She cited the case of convicted serial killer Richard Ramirez, aka the Night Stalker, as an example of how wasteful the death penalty is. Ramirez died of cancer at Marin General Hospital in June at age 53.

"Ramirez spent many, many years on death row," she said. "He'd been in trials in three counties and had retrials in at least one of those counties. Millions and millions of dollars were spent on Richard Ramirez and he ended up dying of natural causes. And yet we continue the death penalty."

Woodford retired from the prison system in 2006 and has since become a leading advocate for repeal of the death penalty in California, helping launch the SAFE California Campaign.

She pointed out that voters in Marin, San Francisco and Los Angeles overwhelmingly voted in favor of Prop. 34, and said she believes it would have passed if the campaign had had enough money for TV and radio ads in counties where it lost, like San Diego and Sacramento.

"If we just had a couple million more dollars, we would have won," she said.

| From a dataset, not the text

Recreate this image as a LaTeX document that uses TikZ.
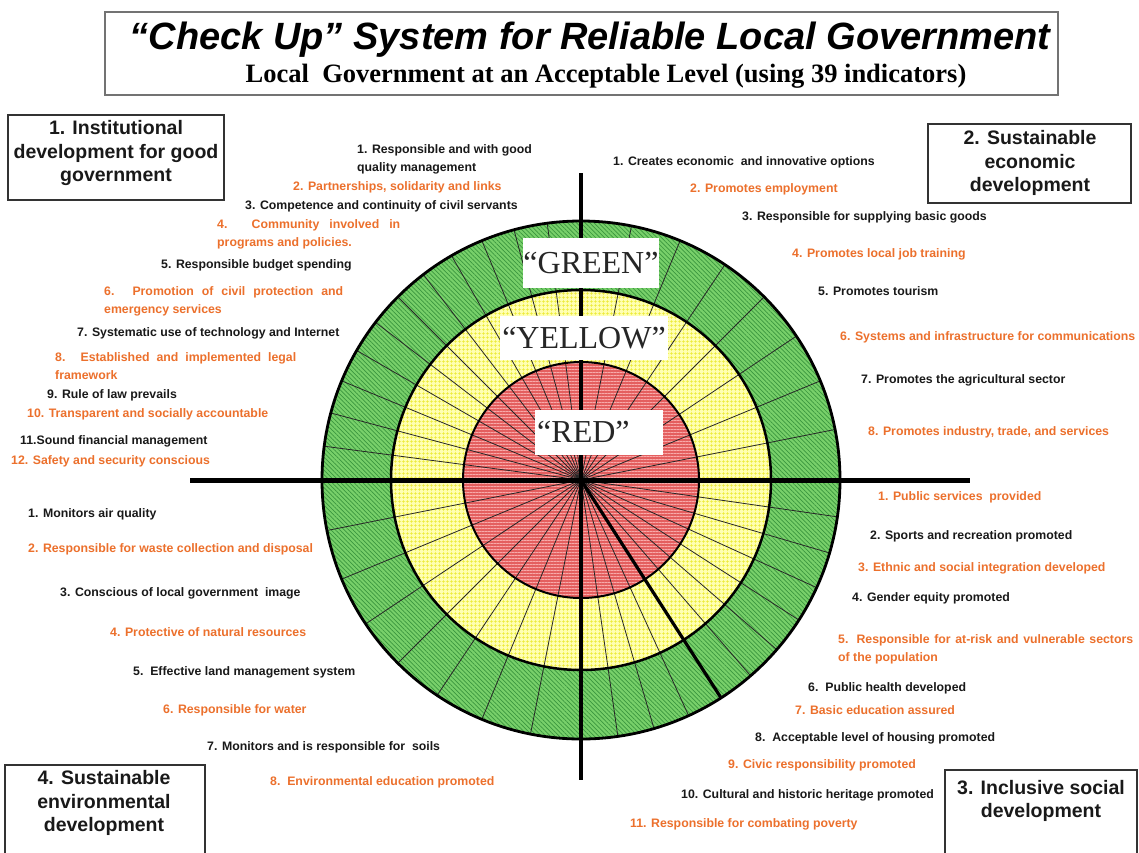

Her talk was sponsored jointly by the Marin Chapter of the American Civil Liberties Union and Mill Valley Seniors for Peace. Woodford didn't say when the anti-death penalty forces would put another initiative on the ballot. But she did say that they may have to fight against one by their opponents first.

"The California District Attorneys Association and the Criminal Justice Legal Foundation have said they intend to file an initiative for the 2014 election that would 'streamline' the appeals process for death penalty cases, much like Florida has recently done," she told the gathering. "If they do file, the SAFE California campaign and our supporters are ready to act. We will have to fight against such an initiative in California."